Un avenir de rencontres et de mariages entièrement virtuels semble dystopique. Pourtant, des applications de niche légitimes existent : les octogénaires solitaires dans les maisons de retraite qui sont trop faibles pour rencontrer physiquement leurs proches, par exemple, ou même la prochaine pandémie. Le méta-dating pourrait élargir les horizons de ceux qui vivent dans de petites villes où les possibilités de rencontres sont limitées, ou des personnes socialement maladroites qui ont besoin d’un coup de pouce pour prendre confiance en elles avant une première rencontre physique.

Le cofondateur de Planet Theta espère que ses utilisateurs prendront le temps de se connecter en dehors du métavers. « Au bout du compte, vous aurez une relation avec quelqu’un que vous aimerez et avec qui vous vivrez, et non pas quelque chose où vous essayez de parler sans fin dans la RV uniquement », a déclaré Chris Crew dans une interview à Forbes.

La sécurité est une préoccupation, car les espaces de méta-dating sont faiblement réglementés.

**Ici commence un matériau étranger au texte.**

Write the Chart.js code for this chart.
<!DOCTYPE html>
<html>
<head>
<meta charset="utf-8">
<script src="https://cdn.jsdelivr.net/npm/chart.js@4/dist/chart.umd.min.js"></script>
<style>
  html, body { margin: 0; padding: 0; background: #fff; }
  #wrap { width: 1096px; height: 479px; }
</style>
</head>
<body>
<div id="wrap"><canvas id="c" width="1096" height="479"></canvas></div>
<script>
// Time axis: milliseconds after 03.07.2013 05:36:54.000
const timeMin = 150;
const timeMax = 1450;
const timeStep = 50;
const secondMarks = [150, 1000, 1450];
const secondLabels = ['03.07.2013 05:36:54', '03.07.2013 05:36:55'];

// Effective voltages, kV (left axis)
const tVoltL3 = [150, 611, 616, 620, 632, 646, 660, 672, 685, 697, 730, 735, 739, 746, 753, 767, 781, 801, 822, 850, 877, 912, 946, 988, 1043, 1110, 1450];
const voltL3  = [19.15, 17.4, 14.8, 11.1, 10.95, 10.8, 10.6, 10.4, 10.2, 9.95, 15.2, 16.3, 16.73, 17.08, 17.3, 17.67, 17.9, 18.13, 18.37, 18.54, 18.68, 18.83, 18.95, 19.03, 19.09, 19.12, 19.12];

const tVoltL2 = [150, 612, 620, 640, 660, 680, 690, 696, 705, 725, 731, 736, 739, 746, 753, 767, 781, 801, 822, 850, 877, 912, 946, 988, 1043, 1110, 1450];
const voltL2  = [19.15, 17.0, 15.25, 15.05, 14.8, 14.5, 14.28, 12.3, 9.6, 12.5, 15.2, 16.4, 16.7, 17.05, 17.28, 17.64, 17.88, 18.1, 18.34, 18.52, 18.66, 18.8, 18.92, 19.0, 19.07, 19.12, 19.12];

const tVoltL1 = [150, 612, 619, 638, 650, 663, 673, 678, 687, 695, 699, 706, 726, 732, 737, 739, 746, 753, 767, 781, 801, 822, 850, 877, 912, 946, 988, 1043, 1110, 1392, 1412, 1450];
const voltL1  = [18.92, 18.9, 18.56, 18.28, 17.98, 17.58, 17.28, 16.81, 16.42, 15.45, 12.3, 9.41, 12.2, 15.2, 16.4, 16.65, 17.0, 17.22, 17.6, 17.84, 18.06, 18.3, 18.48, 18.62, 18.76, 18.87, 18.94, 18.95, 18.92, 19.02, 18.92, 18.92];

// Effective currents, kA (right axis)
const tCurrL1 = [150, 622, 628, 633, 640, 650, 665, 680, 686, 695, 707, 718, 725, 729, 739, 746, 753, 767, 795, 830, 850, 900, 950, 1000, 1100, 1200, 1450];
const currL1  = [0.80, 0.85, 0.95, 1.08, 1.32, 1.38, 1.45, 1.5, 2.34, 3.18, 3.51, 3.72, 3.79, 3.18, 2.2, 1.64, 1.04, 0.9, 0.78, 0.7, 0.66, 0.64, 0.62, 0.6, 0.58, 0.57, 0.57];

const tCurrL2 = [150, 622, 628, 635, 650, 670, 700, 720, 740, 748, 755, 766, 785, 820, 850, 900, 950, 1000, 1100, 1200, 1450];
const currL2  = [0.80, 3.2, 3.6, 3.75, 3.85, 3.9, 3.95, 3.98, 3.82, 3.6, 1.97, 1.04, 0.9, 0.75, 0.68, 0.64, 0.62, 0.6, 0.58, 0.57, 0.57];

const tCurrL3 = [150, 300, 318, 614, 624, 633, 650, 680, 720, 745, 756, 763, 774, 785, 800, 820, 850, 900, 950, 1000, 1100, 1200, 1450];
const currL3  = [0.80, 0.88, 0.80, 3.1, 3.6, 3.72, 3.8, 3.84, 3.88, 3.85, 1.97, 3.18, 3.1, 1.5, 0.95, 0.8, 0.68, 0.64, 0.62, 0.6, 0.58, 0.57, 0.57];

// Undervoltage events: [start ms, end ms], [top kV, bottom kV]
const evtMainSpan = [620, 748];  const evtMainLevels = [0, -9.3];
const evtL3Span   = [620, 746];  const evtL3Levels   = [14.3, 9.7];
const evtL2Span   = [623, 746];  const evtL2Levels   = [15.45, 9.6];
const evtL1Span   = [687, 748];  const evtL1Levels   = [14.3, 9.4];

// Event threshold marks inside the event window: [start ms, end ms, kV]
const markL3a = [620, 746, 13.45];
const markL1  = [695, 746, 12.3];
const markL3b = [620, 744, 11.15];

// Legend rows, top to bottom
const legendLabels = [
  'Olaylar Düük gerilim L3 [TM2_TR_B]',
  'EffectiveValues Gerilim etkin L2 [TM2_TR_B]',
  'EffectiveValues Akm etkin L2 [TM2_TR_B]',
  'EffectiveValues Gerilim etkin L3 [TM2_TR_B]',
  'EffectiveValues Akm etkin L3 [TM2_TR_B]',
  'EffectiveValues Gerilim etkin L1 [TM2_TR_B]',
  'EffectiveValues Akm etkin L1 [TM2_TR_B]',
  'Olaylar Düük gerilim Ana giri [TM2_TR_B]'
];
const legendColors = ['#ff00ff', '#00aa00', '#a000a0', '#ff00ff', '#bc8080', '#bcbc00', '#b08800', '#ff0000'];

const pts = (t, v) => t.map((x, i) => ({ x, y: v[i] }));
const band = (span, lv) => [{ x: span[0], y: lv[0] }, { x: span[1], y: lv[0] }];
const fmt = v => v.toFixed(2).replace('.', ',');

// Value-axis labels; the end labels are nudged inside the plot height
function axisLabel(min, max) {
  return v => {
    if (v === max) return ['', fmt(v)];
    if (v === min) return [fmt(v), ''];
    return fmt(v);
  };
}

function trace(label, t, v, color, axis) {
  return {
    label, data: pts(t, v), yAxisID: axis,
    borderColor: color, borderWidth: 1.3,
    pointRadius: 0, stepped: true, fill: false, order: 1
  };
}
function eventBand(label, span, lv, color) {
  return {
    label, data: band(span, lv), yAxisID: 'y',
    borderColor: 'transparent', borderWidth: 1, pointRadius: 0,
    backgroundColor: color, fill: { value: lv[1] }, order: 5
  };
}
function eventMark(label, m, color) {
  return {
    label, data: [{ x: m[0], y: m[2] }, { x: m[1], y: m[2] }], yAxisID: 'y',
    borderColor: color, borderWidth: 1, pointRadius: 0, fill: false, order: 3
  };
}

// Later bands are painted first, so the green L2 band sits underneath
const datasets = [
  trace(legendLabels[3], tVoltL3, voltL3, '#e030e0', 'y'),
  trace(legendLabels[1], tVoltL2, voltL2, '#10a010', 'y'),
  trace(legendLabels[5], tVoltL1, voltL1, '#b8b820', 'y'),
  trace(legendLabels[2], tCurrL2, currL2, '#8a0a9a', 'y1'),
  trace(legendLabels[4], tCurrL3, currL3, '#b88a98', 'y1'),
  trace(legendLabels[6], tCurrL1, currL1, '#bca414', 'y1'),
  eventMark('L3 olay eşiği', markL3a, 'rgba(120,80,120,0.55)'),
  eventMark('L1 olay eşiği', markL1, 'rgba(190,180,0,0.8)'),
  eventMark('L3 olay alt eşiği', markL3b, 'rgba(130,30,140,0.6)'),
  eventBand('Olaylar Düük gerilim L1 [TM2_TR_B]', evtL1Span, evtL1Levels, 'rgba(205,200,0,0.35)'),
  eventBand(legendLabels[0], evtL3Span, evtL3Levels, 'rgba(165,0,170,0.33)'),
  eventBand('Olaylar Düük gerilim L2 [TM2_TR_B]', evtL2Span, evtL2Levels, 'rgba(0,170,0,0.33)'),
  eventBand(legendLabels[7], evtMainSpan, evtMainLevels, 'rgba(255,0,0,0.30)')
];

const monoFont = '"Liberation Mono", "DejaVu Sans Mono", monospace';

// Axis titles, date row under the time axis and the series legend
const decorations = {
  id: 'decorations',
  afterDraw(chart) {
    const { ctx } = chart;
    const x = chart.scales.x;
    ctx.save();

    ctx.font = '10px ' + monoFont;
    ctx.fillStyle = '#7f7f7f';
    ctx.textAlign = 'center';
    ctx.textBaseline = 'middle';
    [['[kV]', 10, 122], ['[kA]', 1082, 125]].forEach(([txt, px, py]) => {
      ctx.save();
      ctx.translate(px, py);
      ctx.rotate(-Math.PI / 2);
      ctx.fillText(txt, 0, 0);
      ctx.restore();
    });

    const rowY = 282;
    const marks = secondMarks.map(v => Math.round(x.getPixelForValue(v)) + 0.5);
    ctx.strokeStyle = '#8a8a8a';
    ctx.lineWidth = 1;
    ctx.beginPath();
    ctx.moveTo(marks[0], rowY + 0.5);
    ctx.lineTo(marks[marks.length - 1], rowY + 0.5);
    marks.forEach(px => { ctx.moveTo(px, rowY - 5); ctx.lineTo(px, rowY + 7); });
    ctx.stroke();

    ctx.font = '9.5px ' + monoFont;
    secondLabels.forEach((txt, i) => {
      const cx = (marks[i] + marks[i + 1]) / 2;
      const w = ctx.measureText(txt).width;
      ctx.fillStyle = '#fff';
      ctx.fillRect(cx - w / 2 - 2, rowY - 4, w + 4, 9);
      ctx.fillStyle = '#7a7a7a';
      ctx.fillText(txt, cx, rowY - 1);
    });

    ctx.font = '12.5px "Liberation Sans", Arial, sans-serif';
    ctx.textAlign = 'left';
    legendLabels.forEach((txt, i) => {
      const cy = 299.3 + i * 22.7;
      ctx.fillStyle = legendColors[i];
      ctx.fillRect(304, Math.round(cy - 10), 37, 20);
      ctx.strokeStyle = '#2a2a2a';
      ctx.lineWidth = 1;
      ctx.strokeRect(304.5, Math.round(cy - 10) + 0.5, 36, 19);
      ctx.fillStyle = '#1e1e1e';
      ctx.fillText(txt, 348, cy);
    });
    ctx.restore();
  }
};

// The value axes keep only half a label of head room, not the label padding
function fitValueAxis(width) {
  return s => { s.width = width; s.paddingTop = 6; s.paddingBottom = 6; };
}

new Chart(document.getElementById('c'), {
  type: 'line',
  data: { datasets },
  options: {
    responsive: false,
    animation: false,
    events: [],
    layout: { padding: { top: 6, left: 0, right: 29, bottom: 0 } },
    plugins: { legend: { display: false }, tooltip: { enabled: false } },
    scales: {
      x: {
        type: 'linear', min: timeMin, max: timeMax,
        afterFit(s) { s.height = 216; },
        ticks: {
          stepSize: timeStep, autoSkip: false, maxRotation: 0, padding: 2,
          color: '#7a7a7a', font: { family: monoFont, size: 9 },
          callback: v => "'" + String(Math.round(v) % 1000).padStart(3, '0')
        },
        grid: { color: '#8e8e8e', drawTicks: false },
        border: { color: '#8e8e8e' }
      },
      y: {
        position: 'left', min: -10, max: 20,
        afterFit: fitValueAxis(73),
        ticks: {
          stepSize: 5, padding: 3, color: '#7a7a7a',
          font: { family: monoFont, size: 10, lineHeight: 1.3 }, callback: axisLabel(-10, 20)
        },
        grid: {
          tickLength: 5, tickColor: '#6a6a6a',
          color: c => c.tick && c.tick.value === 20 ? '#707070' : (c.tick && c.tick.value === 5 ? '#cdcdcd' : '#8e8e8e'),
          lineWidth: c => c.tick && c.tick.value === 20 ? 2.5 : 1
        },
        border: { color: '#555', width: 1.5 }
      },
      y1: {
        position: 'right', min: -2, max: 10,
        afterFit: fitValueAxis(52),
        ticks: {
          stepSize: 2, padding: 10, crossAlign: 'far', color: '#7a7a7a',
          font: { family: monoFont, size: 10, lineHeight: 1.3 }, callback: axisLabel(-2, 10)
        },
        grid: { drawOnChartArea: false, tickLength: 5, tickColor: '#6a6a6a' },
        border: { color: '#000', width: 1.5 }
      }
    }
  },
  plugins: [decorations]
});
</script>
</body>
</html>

VRChat, par exemple, a été critiqué pour avoir exposé les jeunes utilisateurs à des modes de vie alternatifs jugés socialement inacceptables. Il faut faire davantage pour protéger les personnes vulnérables. Singapour a entamé des efforts pour aider les victimes de préjudices en ligne avec le lancement du programme SG Her Empowerment. Mais pour que ces efforts soient efficaces, la portée des préjudices en ligne devra inclure les interactions dans les métavers.

Les indicateurs économiques indirects prouvent que le monde n’a pas renoncé à l’amour et aux interactions en personne. Aux États-Unis, les dépenses prévues pour la Saint-Valentin – fleurs, chocolats et ce fameux dîner – devraient atteindre 25,9 milliards de dollars cette année, soit 2 milliards de plus que l’année dernière. Les couples ont également l’intention de terminer la soirée en beauté. Selon la société d’études de marché GreyViews, le marché mondial des préservatifs devrait passer de 9,9 milliards de dollars US en 2021 à 19,15 milliards de dollars US en 2029.

Le méta-dating est susceptible d’augmenter plutôt que de remplacer la vie amoureuse des personnes dans le monde physique. Le surréel doit encore se sentir, et être, réel.